Supplied information:
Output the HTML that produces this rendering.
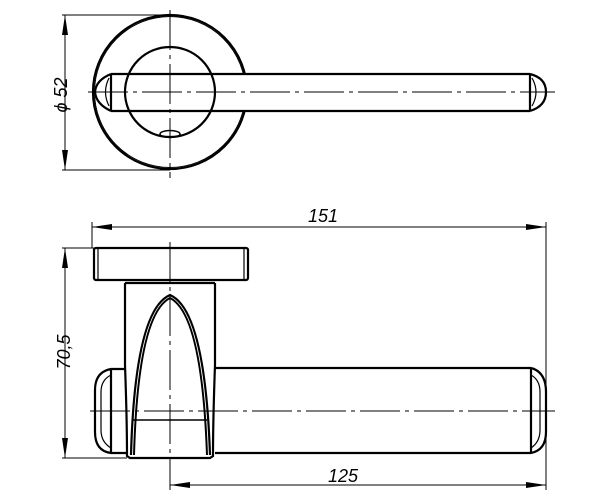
<!DOCTYPE html>
<html><head><meta charset="utf-8"><style>html,body{margin:0;padding:0;background:#fff}svg{display:block}</style></head>
<body>
<svg width="600" height="500" viewBox="0 0 600 500" xmlns="http://www.w3.org/2000/svg" fill="none" stroke="#000">
<!-- TOP VIEW -->
<g stroke-width="2.2">
<circle cx="170" cy="92" r="77"/>
<circle cx="170" cy="92" r="75.5" stroke-width="1"/>
<rect x="216" y="75" width="40" height="35" fill="#fff" stroke="none"/>
<circle cx="170" cy="92" r="45"/>
<path d="M111 74 H530 M111 111 H530 M530 74 V111"/>
<path d="M530 74 Q546 78 546 92 Q546 106 530 111"/>
<path d="M111 74 V111"/>
<path d="M111 74 Q96 80 95 92 Q96 104 111 111"/>
<ellipse cx="170" cy="134" rx="10" ry="3.5" stroke-width="1.5"/>
</g>
<path d="M532 78 Q540 92 532 106 M109 78 Q102 92 109 106" stroke-width="1.2"/>
<g stroke-width="1">
<path d="M88 92 H555" stroke-dasharray="40 5 4 5"/>
<path d="M170 10 V178" stroke-dasharray="40 5 4 5"/>
<path d="M62 15 H170 M62 170 H170"/>
<path d="M65 15 V170"/>
</g>
<path d="M65 15 L62 35 L68 35Z M65 170 L62 150 L68 150Z" fill="#000" stroke="none"/>
<text x="0" y="0" transform="translate(67 95) rotate(-90)" text-anchor="middle" font-family="Liberation Sans, sans-serif" font-style="italic" font-size="18" fill="#000" stroke="none">ϕ 52</text>

<!-- SIDE VIEW -->
<g stroke-width="2.2">
<rect x="94" y="248" width="154" height="32" rx="2"/>
<path d="M98 249 V279 M244 249 V279" stroke-width="1.2"/>
<path d="M125 283 H215 M125 283 V365 M215 283 V365"/>
<path d="M125 365 Q127 420 127 456 L130 458 H210 L213 456 Q213 420 215 365"/>
<path d="M131 455 Q135 310 170 295 Q205 310 210 455"/>
<path d="M215 368 H531 M215 453 H531 M531 368 V453"/>
<path d="M531 368 Q546 372 546 392 V432 Q546 450 531 453"/>
<path d="M125 369 H111 Q95 372 95 390 V432 Q95 451 111 453 H127 M111 369 V453"/>
<path d="M133 420 H207" stroke-width="1.5"/>
</g>
<path d="M134 455 Q138 314 170 298 Q202 314 207 455" stroke-width="2"/>
<path d="M111 375 Q101 380 101 392 V430 Q101 442 111 448 M531 375 Q540 380 540 392 V430 Q540 442 531 448" stroke-width="1.2"/>
<g stroke-width="1">
<path d="M90 411 H555" stroke-dasharray="40 5 4 5"/>
<path d="M170 242 V490" stroke-dasharray="40 5 4 5"/>
<path d="M92 222 V248 M546 222 V490 M170 460 V490"/>
<path d="M92 227 H546 M170 485 H546"/>
<path d="M62 248 H94 M62 458 H127 M65 248 V458"/>
</g>
<path d="M92 227 L112 224 L112 230Z M546 227 L526 224 L526 230Z M170 485 L190 482 L190 488Z M546 485 L526 482 L526 488Z M65 248 L62 268 L68 268Z M65 458 L62 438 L68 438Z" fill="#000" stroke="none"/>
<g font-family="Liberation Sans, sans-serif" font-style="italic" font-size="18" fill="#000" stroke="none">
<text x="308" y="222">151</text>
<text x="328" y="482">125</text>
<text transform="translate(70 352) rotate(-90)" text-anchor="middle">70,5</text>
</g>
</svg>
</body></html>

The exercise:
Skip the images and write out the rest of the listing exactly.

Complete output:
Output the HTML that produces this rendering.
<!DOCTYPE html>
<html><head><meta charset="utf-8"><style>html,body{margin:0;padding:0;background:#fff}svg{display:block}</style></head>
<body>
<svg width="600" height="500" viewBox="0 0 600 500" xmlns="http://www.w3.org/2000/svg" fill="none" stroke="#000">
<!-- TOP VIEW -->
<g stroke-width="2.2">
<circle cx="170" cy="92" r="77"/>
<circle cx="170" cy="92" r="75.5" stroke-width="1"/>
<rect x="216" y="75" width="40" height="35" fill="#fff" stroke="none"/>
<circle cx="170" cy="92" r="45"/>
<path d="M111 74 H530 M111 111 H530 M530 74 V111"/>
<path d="M530 74 Q546 78 546 92 Q546 106 530 111"/>
<path d="M111 74 V111"/>
<path d="M111 74 Q96 80 95 92 Q96 104 111 111"/>
<ellipse cx="170" cy="134" rx="10" ry="3.5" stroke-width="1.5"/>
</g>
<path d="M532 78 Q540 92 532 106 M109 78 Q102 92 109 106" stroke-width="1.2"/>
<g stroke-width="1">
<path d="M88 92 H555" stroke-dasharray="40 5 4 5"/>
<path d="M170 10 V178" stroke-dasharray="40 5 4 5"/>
<path d="M62 15 H170 M62 170 H170"/>
<path d="M65 15 V170"/>
</g>
<path d="M65 15 L62 35 L68 35Z M65 170 L62 150 L68 150Z" fill="#000" stroke="none"/>
<text x="0" y="0" transform="translate(67 95) rotate(-90)" text-anchor="middle" font-family="Liberation Sans, sans-serif" font-style="italic" font-size="18" fill="#000" stroke="none">ϕ 52</text>

<!-- SIDE VIEW -->
<g stroke-width="2.2">
<rect x="94" y="248" width="154" height="32" rx="2"/>
<path d="M98 249 V279 M244 249 V279" stroke-width="1.2"/>
<path d="M125 283 H215 M125 283 V365 M215 283 V365"/>
<path d="M125 365 Q127 420 127 456 L130 458 H210 L213 456 Q213 420 215 365"/>
<path d="M131 455 Q135 310 170 295 Q205 310 210 455"/>
<path d="M215 368 H531 M215 453 H531 M531 368 V453"/>
<path d="M531 368 Q546 372 546 392 V432 Q546 450 531 453"/>
<path d="M125 369 H111 Q95 372 95 390 V432 Q95 451 111 453 H127 M111 369 V453"/>
<path d="M133 420 H207" stroke-width="1.5"/>
</g>
<path d="M134 455 Q138 314 170 298 Q202 314 207 455" stroke-width="2"/>
<path d="M111 375 Q101 380 101 392 V430 Q101 442 111 448 M531 375 Q540 380 540 392 V430 Q540 442 531 448" stroke-width="1.2"/>
<g stroke-width="1">
<path d="M90 411 H555" stroke-dasharray="40 5 4 5"/>
<path d="M170 242 V490" stroke-dasharray="40 5 4 5"/>
<path d="M92 222 V248 M546 222 V490 M170 460 V490"/>
<path d="M92 227 H546 M170 485 H546"/>
<path d="M62 248 H94 M62 458 H127 M65 248 V458"/>
</g>
<path d="M92 227 L112 224 L112 230Z M546 227 L526 224 L526 230Z M170 485 L190 482 L190 488Z M546 485 L526 482 L526 488Z M65 248 L62 268 L68 268Z M65 458 L62 438 L68 438Z" fill="#000" stroke="none"/>
<g font-family="Liberation Sans, sans-serif" font-style="italic" font-size="18" fill="#000" stroke="none">
<text x="308" y="222">151</text>
<text x="328" y="482">125</text>
<text transform="translate(70 352) rotate(-90)" text-anchor="middle">70,5</text>
</g>
</svg>
</body></html>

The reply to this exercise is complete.